Turnip greens have a stronger taste than mustard greens, but are delicious if cooked right. Turnip greens are actually what I craved when I was pregnant with Savannah. Occasionally I’ll cook turnip roots and not only do I add them to turnip greens but I’ve also added them to mustard greens.
I don’t have an exact recipe. What I know about cooking greens has been passed down to me from my mother, my mother-in-law and Greg’s grandmother. Basically, this is what I put in my greens and how I prepare them, but you may need to taste to season correctly and to your liking.
I buy smoked bacon at the meat market and have the butcher slice it extra thick (about 1/4-inch thick). I then come home and cut these pieces in half. I place one piece in a snack size Ziploc bags, then place all of the little Ziploc bags into a gallon-size freezer bag and freeze. When I’m cooking beans, peas, or greens, I grab a piece to season whatever I’m cooking.
The directions for this recipe are lengthy. Hopefully, I explained this thoroughly.
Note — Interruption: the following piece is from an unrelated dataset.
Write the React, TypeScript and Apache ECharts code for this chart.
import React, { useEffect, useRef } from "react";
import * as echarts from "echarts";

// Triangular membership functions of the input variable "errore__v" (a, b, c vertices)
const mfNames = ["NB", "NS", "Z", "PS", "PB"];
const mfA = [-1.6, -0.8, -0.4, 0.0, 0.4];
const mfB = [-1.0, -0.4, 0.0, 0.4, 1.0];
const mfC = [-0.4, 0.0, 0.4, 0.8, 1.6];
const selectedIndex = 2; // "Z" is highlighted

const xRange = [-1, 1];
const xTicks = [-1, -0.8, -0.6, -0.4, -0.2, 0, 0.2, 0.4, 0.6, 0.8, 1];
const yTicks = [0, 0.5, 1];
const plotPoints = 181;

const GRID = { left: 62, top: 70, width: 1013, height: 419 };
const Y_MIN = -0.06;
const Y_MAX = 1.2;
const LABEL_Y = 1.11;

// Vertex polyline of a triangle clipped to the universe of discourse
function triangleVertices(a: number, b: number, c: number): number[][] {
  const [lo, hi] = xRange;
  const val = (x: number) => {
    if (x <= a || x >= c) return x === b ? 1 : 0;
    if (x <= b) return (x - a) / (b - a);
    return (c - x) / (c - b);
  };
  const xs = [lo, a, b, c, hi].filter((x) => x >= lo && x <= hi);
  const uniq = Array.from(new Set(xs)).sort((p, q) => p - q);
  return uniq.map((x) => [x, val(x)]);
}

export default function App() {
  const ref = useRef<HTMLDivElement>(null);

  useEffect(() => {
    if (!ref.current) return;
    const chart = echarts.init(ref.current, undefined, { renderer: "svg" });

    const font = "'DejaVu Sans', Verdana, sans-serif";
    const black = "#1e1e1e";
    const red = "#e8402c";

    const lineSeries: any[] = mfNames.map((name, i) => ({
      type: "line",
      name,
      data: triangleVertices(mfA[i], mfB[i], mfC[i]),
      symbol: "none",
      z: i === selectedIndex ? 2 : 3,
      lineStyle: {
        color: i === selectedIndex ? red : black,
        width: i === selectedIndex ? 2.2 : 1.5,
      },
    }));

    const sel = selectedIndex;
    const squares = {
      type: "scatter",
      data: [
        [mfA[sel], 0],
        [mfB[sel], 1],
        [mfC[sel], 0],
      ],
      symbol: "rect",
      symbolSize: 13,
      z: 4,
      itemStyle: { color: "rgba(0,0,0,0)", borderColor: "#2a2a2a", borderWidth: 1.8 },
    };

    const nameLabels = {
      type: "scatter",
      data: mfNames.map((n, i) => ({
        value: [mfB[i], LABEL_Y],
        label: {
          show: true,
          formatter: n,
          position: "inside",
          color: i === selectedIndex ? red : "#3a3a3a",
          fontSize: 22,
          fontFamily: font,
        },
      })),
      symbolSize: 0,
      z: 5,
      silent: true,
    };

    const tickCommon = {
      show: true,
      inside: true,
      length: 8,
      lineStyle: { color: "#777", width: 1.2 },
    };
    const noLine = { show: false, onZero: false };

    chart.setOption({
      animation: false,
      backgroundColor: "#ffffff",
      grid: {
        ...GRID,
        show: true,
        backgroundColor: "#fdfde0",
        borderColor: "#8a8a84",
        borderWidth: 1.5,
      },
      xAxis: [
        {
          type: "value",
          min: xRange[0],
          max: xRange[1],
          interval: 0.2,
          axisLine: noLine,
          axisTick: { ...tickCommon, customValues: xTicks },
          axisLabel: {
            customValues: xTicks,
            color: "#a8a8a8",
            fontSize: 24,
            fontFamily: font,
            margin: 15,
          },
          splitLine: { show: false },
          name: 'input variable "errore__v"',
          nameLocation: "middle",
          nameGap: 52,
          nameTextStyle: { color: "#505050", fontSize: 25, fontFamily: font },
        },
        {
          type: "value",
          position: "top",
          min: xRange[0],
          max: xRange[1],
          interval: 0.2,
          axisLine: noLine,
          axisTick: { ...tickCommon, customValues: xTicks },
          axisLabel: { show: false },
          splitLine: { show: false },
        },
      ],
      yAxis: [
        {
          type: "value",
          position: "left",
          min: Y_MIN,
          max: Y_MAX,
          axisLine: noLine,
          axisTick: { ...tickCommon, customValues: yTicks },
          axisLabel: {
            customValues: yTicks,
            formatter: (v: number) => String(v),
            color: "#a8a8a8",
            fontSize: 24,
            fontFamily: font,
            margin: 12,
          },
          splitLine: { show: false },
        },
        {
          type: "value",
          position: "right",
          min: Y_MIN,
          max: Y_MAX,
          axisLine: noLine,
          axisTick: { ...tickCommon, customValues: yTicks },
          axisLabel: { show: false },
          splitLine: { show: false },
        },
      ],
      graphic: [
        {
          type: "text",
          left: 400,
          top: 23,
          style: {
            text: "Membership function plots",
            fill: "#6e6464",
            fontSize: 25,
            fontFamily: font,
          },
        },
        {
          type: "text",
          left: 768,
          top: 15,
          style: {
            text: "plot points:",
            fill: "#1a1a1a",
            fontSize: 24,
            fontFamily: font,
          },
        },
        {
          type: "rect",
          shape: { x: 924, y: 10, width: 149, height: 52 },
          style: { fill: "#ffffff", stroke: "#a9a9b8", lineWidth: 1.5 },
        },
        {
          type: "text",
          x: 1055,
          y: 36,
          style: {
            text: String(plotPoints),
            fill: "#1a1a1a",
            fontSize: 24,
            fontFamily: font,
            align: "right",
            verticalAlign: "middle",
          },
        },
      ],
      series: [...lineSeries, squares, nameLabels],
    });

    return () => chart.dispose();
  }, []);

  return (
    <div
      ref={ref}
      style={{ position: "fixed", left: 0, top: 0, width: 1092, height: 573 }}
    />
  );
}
Please leave a comment here, at Not Just Sunday Dinner, if you have any questions.
Fresh Greens (Mustard or Turnip)
- 10 lb. greens (mustard or turnip or a combination)
- 1 tbsp. canola oil
- 1 - 2 pieces thick sliced smoked bacon
- 1 - 2 qts. water
- 1 tsp. sugar
- 1 tsp. salt, or to taste
- 1 tsp. red pepper flakes, or to taste
- The first thing I do after picking my greens is wash them outside. You'll need two big clean buckets or wash tubs. Fill a bucket (or wash tub) half way with water. Pour greens into water, pushing down into water to clean. Take out, shake off excess water and place into the other clean bucket.
- Next, I strip the stems from the greens. Holding the green, front side together so that leaf is "folded" at stem. Start stripping at bottom working your way up. You will not need to strip the stem from the entire leaf, just remove the bigger part of the stem. This is only for the large leaves, the small ones are fine as they are.
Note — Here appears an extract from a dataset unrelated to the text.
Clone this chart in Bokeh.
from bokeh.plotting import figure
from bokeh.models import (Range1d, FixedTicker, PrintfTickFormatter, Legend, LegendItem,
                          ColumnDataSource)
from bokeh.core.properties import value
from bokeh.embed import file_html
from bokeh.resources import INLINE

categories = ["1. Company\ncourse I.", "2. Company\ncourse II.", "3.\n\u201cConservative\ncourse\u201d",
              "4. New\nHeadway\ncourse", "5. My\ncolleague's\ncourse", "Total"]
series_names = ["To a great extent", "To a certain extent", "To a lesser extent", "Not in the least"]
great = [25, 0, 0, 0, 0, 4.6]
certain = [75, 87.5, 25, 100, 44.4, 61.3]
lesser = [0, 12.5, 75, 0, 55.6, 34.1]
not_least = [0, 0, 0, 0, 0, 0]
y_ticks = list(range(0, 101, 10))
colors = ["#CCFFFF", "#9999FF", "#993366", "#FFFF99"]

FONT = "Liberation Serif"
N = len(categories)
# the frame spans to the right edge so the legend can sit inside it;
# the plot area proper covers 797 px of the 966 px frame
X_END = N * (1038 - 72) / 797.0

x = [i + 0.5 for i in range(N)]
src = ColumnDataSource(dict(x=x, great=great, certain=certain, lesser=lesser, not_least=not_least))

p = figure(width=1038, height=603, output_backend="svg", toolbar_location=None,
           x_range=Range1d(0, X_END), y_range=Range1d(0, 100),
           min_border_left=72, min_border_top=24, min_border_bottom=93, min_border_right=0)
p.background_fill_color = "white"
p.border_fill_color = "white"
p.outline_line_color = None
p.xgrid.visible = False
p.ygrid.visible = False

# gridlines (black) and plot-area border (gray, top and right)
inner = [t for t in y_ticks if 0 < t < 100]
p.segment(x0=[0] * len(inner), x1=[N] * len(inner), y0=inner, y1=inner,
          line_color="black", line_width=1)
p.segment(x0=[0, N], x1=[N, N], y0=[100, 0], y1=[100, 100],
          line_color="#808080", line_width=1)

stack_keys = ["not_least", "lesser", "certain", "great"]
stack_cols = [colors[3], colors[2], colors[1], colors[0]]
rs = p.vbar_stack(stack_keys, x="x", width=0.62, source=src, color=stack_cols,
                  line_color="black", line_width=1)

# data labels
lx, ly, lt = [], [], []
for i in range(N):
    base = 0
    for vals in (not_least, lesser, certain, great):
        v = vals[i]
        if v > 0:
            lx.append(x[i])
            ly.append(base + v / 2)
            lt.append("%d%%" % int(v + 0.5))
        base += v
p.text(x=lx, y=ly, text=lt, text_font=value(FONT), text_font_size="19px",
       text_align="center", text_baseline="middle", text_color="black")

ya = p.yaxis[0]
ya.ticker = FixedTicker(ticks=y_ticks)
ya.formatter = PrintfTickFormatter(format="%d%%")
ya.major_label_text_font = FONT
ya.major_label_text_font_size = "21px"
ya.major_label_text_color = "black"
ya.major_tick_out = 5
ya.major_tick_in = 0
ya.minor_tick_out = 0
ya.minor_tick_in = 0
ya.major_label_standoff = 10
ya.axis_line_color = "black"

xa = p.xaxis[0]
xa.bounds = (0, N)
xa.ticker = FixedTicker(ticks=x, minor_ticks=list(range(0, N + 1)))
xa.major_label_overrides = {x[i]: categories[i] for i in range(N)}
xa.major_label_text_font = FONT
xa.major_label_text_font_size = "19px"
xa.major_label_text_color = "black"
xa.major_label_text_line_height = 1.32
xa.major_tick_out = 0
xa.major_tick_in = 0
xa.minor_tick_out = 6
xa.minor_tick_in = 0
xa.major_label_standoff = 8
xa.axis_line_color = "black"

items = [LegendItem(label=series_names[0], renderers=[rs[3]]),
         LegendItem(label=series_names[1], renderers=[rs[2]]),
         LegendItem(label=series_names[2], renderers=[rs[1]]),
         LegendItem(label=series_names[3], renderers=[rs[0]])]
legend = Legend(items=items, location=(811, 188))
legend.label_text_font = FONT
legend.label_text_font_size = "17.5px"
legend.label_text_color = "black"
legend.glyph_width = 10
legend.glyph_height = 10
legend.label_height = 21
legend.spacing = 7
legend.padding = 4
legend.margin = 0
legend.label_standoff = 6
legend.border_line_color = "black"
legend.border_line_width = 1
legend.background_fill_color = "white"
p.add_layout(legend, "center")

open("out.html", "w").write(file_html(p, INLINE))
- Fill your clean kitchen sink half-way with water. Sprinkle in a tbsp. of salt (a trick I learned from Greg's grandmother to help get bugs off greens). Swirl around to dissolve salt. Place greens in water, pushing down to fill sink. Wash by swishing them around in water. Remove, shaking excess water off, into the other side of your kitchen sink or a dishpan. Let water out of sink and repeat without the salt. This is a lengthy process, but you will need to continue doing this until the water is clean after greens have been removed and there is no sand or grit in the bottom of the sink when you run your fingers across the bottom. It's much better to do this than to crunch down on a piece of sand.
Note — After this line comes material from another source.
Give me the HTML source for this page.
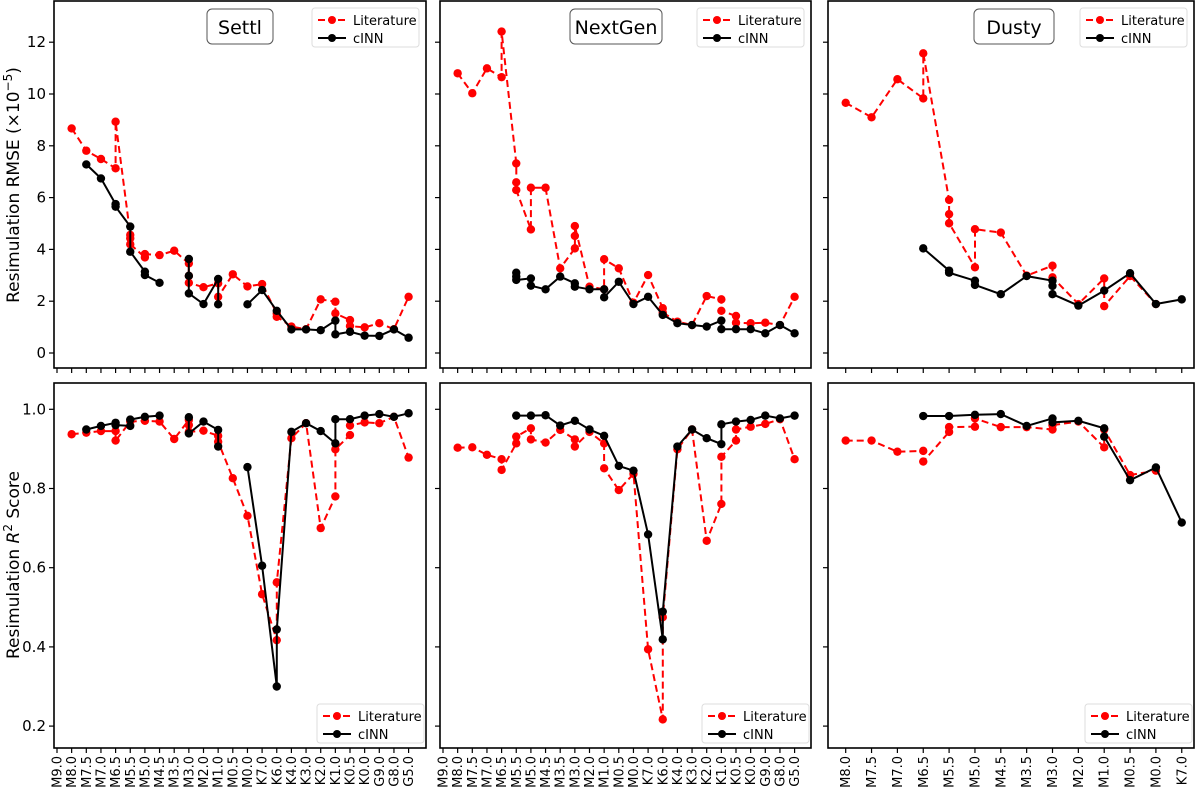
<!DOCTYPE html>
<html><head><meta charset="utf-8"><style>
html,body{margin:0;padding:0;background:#fff;}
svg{display:block;font-family:"DejaVu Sans","Liberation Sans",sans-serif;}
</style></head><body>
<svg id="chart" width="1200" height="790" viewBox="0 0 1200 790" xmlns="http://www.w3.org/2000/svg">
<text transform="translate(19,185) rotate(-90)" text-anchor="middle" font-size="17">Resimulation RMSE (×10<tspan dy="-7" font-size="12">−5</tspan><tspan dy="7">)</tspan></text>
<text transform="translate(19,565) rotate(-90)" text-anchor="middle" font-size="17">Resimulation <tspan font-style="italic">R</tspan><tspan dy="-7" font-size="12">2</tspan><tspan dy="7"> Score</tspan></text>
</svg>
<script>
const ticksFull = ["M9.0","M8.0","M7.5","M7.0","M6.5","M5.5","M5.0","M4.5","M3.5","M3.0","M2.0","M1.0","M0.5","M0.0","K7.0","K6.0","K4.0","K3.0","K2.0","K1.0","K0.5","K0.0","G9.0","G8.0","G5.0"];
const ticksDusty = ["M8.0","M7.5","M7.0","M6.5","M5.5","M5.0","M4.5","M3.5","M3.0","M2.0","M1.0","M0.5","M0.0","K7.0"];
const rmseTicks = [0,2,4,6,8,10,12];
const r2Ticks = [0.2,0.4,0.6,0.8,1.0];
const r2TickLabels = ["0.2","0.4","0.6","0.8","1.0"];

// Settl RMSE
const settlRmseLitX = [1,2,3,4,4,5,5,5,6,6,7,8,9,9,9,10,11,11,12,13,14,15,15,16,17,18,19,19,20,20,21,22,23,24];
const settlRmseLitY = [8.67,7.81,7.49,7.13,8.93,4.56,4.43,4.2,3.69,3.82,3.78,3.95,3.46,2.98,2.71,2.54,2.69,2.17,3.04,2.57,2.66,1.53,1.40,1.02,0.92,2.07,1.98,1.53,1.27,1.04,0.99,1.15,0.92,2.17];
const settlRmseCinnX = [2,3,4,4,5,5,6,6,7,null,9,9,9,10,11,11,null,13,14,15,16,17,18,19,19,20,21,22,23,24];
const settlRmseCinnY = [7.28,6.74,5.75,5.65,4.88,3.91,3.14,3.01,2.71,null,3.63,2.98,2.30,1.89,2.86,1.88,null,1.88,2.43,1.63,0.91,0.91,0.88,1.25,0.72,0.82,0.67,0.66,0.91,0.59];
// NextGen RMSE
const nextgenRmseLitX = [1,2,3,4,4,5,5,5,6,6,7,8,9,9,9,10,11,11,12,13,14,15,15,16,17,18,19,19,20,20,21,22,23,24];
const nextgenRmseLitY = [10.8,10.03,10.99,10.65,12.41,7.32,6.59,6.29,4.77,6.38,6.38,3.27,4.04,4.52,4.9,2.56,2.46,3.62,3.27,1.94,3.01,1.73,1.56,1.21,1.08,2.2,2.07,1.63,1.43,1.17,1.15,1.17,1.08,2.17];
const nextgenRmseCinnX = [5,5,5,6,6,7,8,9,9,10,11,11,12,13,14,15,16,17,18,19,19,20,21,22,23,24];
const nextgenRmseCinnY = [3.1,2.95,2.82,2.88,2.6,2.46,2.95,2.69,2.56,2.46,2.46,2.15,2.75,1.89,2.17,1.47,1.15,1.08,1.02,1.25,0.92,0.92,0.92,0.76,1.08,0.76];
// Dusty RMSE
const dustyRmseLitX = [0,1,2,3,3,4,4,4,5,5,6,7,8,8,9,10,10,11,12];
const dustyRmseLitY = [9.66,9.1,10.57,9.83,11.57,5.91,5.36,5.01,3.31,4.78,4.65,2.99,3.37,2.92,1.89,2.88,1.81,2.97,1.89];
const dustyRmseCinnX = [3,4,4,5,5,6,7,8,8,8,9,10,11,12,13];
const dustyRmseCinnY = [4.04,3.18,3.1,2.79,2.63,2.27,2.97,2.79,2.59,2.27,1.83,2.41,3.08,1.89,2.07];
// Settl R2
const settlR2LitX = [1,2,3,4,4,5,6,7,8,9,9,9,10,11,11,12,13,14,15,15,16,17,18,19,19,20,20,21,22,23,24];
const settlR2LitY = [0.937,0.941,0.945,0.945,0.921,0.969,0.971,0.969,0.925,0.973,0.960,0.943,0.946,0.933,0.918,0.826,0.731,0.533,0.417,0.563,0.927,0.965,0.70,0.78,0.899,0.935,0.959,0.967,0.965,0.981,0.878];
const settlR2CinnX = [2,3,4,4,5,5,6,7,null,9,9,10,11,11,null,13,14,15,15,16,17,18,19,19,20,21,22,23,24];
const settlR2CinnY = [0.949,0.958,0.966,0.960,0.958,0.974,0.981,0.984,null,0.980,0.939,0.969,0.948,0.906,null,0.854,0.605,0.30,0.444,0.943,0.965,0.945,0.914,0.975,0.975,0.984,0.988,0.981,0.990];
// NextGen R2
const nextgenR2LitX = [1,2,3,4,4,5,5,6,6,7,8,9,9,10,11,11,12,13,14,15,15,16,17,18,19,19,20,20,21,22,23,24];
const nextgenR2LitY = [0.903,0.904,0.885,0.874,0.847,0.914,0.931,0.952,0.924,0.916,0.948,0.924,0.906,0.943,0.914,0.851,0.796,0.837,0.394,0.217,0.475,0.899,0.949,0.668,0.761,0.880,0.921,0.949,0.956,0.963,0.975,0.874];
const nextgenR2CinnX = [5,6,7,8,9,10,11,12,13,14,15,15,16,17,18,19,19,20,21,22,23,24];
const nextgenR2CinnY = [0.984,0.984,0.985,0.959,0.971,0.949,0.933,0.857,0.845,0.684,0.419,0.489,0.906,0.949,0.927,0.912,0.962,0.969,0.973,0.984,0.977,0.984];
// Dusty R2
const dustyR2LitX = [0,1,2,3,3,4,4,5,5,6,7,8,8,9,10,10,11,12];
const dustyR2LitY = [0.921,0.921,0.893,0.895,0.868,0.943,0.955,0.956,0.977,0.955,0.955,0.949,0.960,0.969,0.904,0.949,0.834,0.845];
const dustyR2CinnX = [3,4,5,6,7,8,8,9,10,10,11,12,13];
const dustyR2CinnY = [0.983,0.983,0.986,0.988,0.958,0.977,0.967,0.971,0.952,0.931,0.821,0.853,0.714];

const NS="http://www.w3.org/2000/svg";
const svg=document.getElementById('chart');
function mk(tag,attrs,parent){const e=document.createElementNS(NS,tag);for(const k in attrs)e.setAttribute(k,attrs[k]);(parent||svg).appendChild(e);return e;}

const cols=[{l:54,r:426,x0:57,dx:14.65,ticks:ticksFull,name:'settl',title:'Settl',tb:[207,273]},
            {l:440,r:811,x0:443,dx:14.65,ticks:ticksFull,name:'nextgen',title:'NextGen',tb:[570,662]},
            {l:828,r:1194,x0:845.7,dx:25.85,ticks:ticksDusty,name:'dusty',title:'Dusty',tb:[974,1054]}];
const rows=[{t:1,b:368,y:v=>353-25.9*v,ticks:rmseTicks,labels:rmseTicks.map(String),kind:'rmse'},
            {t:383,b:748,y:v=>409.3+(1-v)*396,ticks:r2Ticks,labels:r2TickLabels,kind:'r2'}];
const data={settl:{rmse:[settlRmseLitX,settlRmseLitY,settlRmseCinnX,settlRmseCinnY],r2:[settlR2LitX,settlR2LitY,settlR2CinnX,settlR2CinnY]},
  nextgen:{rmse:[nextgenRmseLitX,nextgenRmseLitY,nextgenRmseCinnX,nextgenRmseCinnY],r2:[nextgenR2LitX,nextgenR2LitY,nextgenR2CinnX,nextgenR2CinnY]},
  dusty:{rmse:[dustyRmseLitX,dustyRmseLitY,dustyRmseCinnX,dustyRmseCinnY],r2:[dustyR2LitX,dustyR2LitY,dustyR2CinnX,dustyR2CinnY]}};

function legend(g,x,y){
  const box=mk('rect',{x:x,y:y,width:107,height:39,rx:3,fill:'#fff',stroke:'#ddd','stroke-width':1},g);
  
  
  const l1=mk('line',{x1:x+6,y1:y+12,x2:x+34,y2:y+12,stroke:'#f00','stroke-width':2,'stroke-dasharray':'7,3'},g);
  
  
  mk('circle',{cx:x+20,cy:y+12,r:4,fill:'#f00'},g);
  const t1=mk('text',{x:x+41,y:y+17,'font-size':13},g);t1.textContent='Literature';
  
  
  mk('line',{x1:x+6,y1:y+30,x2:x+34,y2:y+30,stroke:'#000','stroke-width':2},g);
  mk('circle',{cx:x+20,cy:y+30,r:4,fill:'#000'},g);
  const t2=mk('text',{x:x+41,y:y+35,'font-size':13},g);t2.textContent='cINN';
  
  
}

function series(g,X,Y,sx,sy,color,dash,nm){
  let d='',pen=false;
  for(let i=0;i<X.length;i++){
    if(X[i]===null||Y[i]===null){pen=false;continue;}
    d+=(pen?'L':'M')+sx(X[i]).toFixed(1)+','+sy(Y[i]).toFixed(1);pen=true;
  }
  const p=mk('path',{d:d,fill:'none',stroke:color,'stroke-width':2,'stroke-dasharray':dash||'none'},g);
  
  
  for(let i=0;i<X.length;i++){
    if(X[i]===null||Y[i]===null)continue;
    const c=mk('circle',{cx:sx(X[i]),cy:sy(Y[i]),r:4.2,fill:color},g);
    
    
  }
}

rows.forEach((row,ri)=>{
  cols.forEach((col,ci)=>{
    const g=mk('g',{});
    
    
    const sx=i=>col.x0+i*col.dx;
    const [lx,ly,cx,cy]=data[col.name][row.kind];
    series(g,lx,ly,sx,row.y,'#f00','7,4',col.name+'-'+row.kind+'-literature');
    series(g,cx,cy,sx,row.y,'#000',null,col.name+'-'+row.kind+'-cinn');
    const fr=mk('rect',{x:col.l,y:row.t,width:col.r-col.l,height:row.b-row.t,fill:'none',stroke:'#000','stroke-width':1.6},g);
    
    
    row.ticks.forEach((v,k)=>{
      const y=row.y(v);
      mk('line',{x1:col.l-5,y1:y,x2:col.l,y2:y,stroke:'#000','stroke-width':1.2},g);
      if(ci===0){
        const t=mk('text',{x:col.l-8,y:y+5,'text-anchor':'end','font-size':15},g);
        t.textContent=row.labels[k];
        
        
      }
    });
    col.ticks.forEach((lab,k)=>{
      const x=sx(k);
      mk('line',{x1:x,y1:row.b,x2:x,y2:row.b+5,stroke:'#000','stroke-width':1.2},g);
      if(ri===1){
        const t=mk('text',{transform:'translate('+(x+4.5)+','+(row.b+8)+') rotate(-90)','text-anchor':'end','font-size':13},g);
        t.textContent=lab;
        
        
      }
    });
    if(ri===0){
      const tb=mk('rect',{x:col.tb[0],y:9,width:col.tb[1]-col.tb[0],height:35,rx:5,fill:'#fff',stroke:'#555','stroke-width':1},g);
      
      
      const tt=mk('text',{x:(col.tb[0]+col.tb[1])/2,y:34,'text-anchor':'middle','font-size':19},g);
      tt.textContent=col.title;
      
      
      legend(g,col.r-114,8);
    } else {
      legend(g,col.r-109,704);
    }
  });
});
</script>
</body></html>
- Now stack your leaves (about 10 - 12 per stack). Roll the stack up like a cigar and cut crosswise into 1-inch strips, set aside.
- Pour canola oil in a large Dutch oven. Cook bacon until it starts to brown. Now, add greens to pot, pushing down. Pour in water, I do not cover the greens, but fill about half-way up. Add sugar, salt, and red pepper flakes. The greens will cook down a LOT and quickly. Stir them often.
- Bring to a boil and cook for about 1 hour over medium heat, or until tender. Remove the bacon and serve greens with pepper sauce or hot sauce.
Greg's grandmother would cook turnip greens for a while, then drain them. She would then put fresh water in the pot. She said this would help to eliminate any bitter taste you sometimes get with turnips.